Similarly to classes, other elements of CLOS programs such as slots, generic functions, methods, and method combination all have their metaclasses. In the MOP, this set of metaclasses is called metaobject classes. Having all these objects exist in the runtime makes CLOS programs runtime extensible. New classes can be defined at any time (using the class metaobjects or metaclasses), new methods can be added (using the method metaobjects), and so on.
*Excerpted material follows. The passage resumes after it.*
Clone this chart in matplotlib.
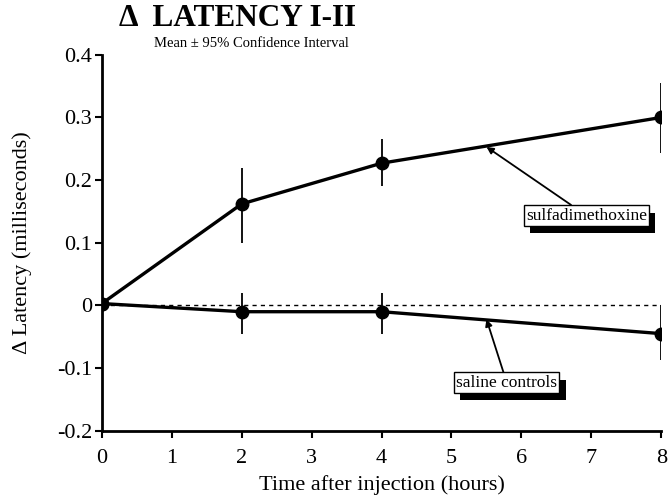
from matplotlib import pyplot as plt
from matplotlib import patheffects

plt.rcParams['font.family'] = ['Liberation Serif', 'DejaVu Serif']

# data
hours = [0, 2, 4, 8]
sulfa = [0.003, 0.162, 0.227, 0.300]
sulfa_lo = [0.008, 0.062, 0.037, 0.057]
sulfa_hi = [0.008, 0.058, 0.038, 0.055]
saline = [0.003, -0.010, -0.010, -0.045]
saline_lo = [0.008, 0.035, 0.035, 0.042]
saline_hi = [0.008, 0.030, 0.030, 0.045]

fig = plt.figure(figsize=(6.7, 4.98), dpi=100)
ax = fig.add_axes([0.152, 0.135, 0.835, 0.755])

# zero reference
ax.plot([0, 8], [0, 0], color="black", linestyle=(0, (3, 3)), linewidth=1)

ax.errorbar(hours, sulfa, yerr=[sulfa_lo, sulfa_hi], color="black", linewidth=2.4,
            marker="o", markersize=9, elinewidth=1.3, capsize=0, zorder=3)
ax.errorbar(hours, saline, yerr=[saline_lo, saline_hi], color="black", linewidth=2.4,
            marker="o", markersize=9, elinewidth=1.3, capsize=0, zorder=3)

ax.set_xlim(0, 8)
ax.set_ylim(-0.2, 0.4)
ax.set_xticks(range(0, 9))
ax.set_yticks([-0.2, -0.1, 0, 0.1, 0.2, 0.3, 0.4])
ax.set_yticklabels(["-0.2", "-0.1", "0", "0.1", "0.2", "0.3", "0.4"])
ax.tick_params(labelsize=16, width=1.5, length=5, pad=2)
ax.tick_params(axis="x", pad=8)
for s in ["top", "right"]:
    ax.spines[s].set_visible(False)
for s in ["left", "bottom"]:
    ax.spines[s].set_linewidth(2)

ax.set_xlabel("Time after injection (hours)", fontsize=16, labelpad=5)
ax.set_ylabel("\u0394 Latency (milliseconds)", fontsize=16, labelpad=18)

fig.text(0.354, 0.962, "\u0394  LATENCY I-II", fontsize=22.5, fontweight="bold",
         ha="center", va="center")
fig.text(0.376, 0.913, "Mean \u00b1 95% Confidence Interval", fontsize=10.5,
         ha="center", va="center")


def label(text, xy, xytext):
    ann = ax.annotate(text, xy=xy, xytext=xytext, textcoords="data", fontsize=12.5,
                      ha="center", va="center",
                      bbox=dict(boxstyle="square,pad=0.12", fc="white", ec="black", lw=1),
                      arrowprops=dict(arrowstyle="-|>", color="black", lw=1.3,
                                      mutation_scale=10, shrinkA=0, shrinkB=0),
                      zorder=5, annotation_clip=False)
    # black drop shadow like the original
    ann.get_bbox_patch().set_path_effects([
        patheffects.SimplePatchShadow(offset=(4.5, -5.5), shadow_rgbFace="black", alpha=1),
        patheffects.Normal()])


label("sulfadimethoxine", (5.5, 0.253), (6.93, 0.1435))
label("saline controls", (5.5, -0.022), (5.79, -0.123))

plt.savefig("out.png", dpi=100)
For example, standard CLOS classes specify slots that are implemented as a set of named locations in an instance laid out in the memory of the computer. This is a highly efficient implementation along the lines of most object-oriented languages. Calling slot-value retrieves the value by looking in this memory location and returning the value. However, there are other semantics. You can subclass standard-class to customize slot-value to do something different. For example, you might decide that setting the value in memory should trigger custom behavior (such as checking security access privileges). You might decide that the value isn’t really in memory at all; calling slot-value instead returns the result of a calculation even though it is convenient in the program source code to think about the attribute as if it were there in memory. For example, the value might depend upon accessing a database. I’ll give some examples of this type in section 5.4.9.1 because customizing slot-value turns out to be a powerful programming paradigm.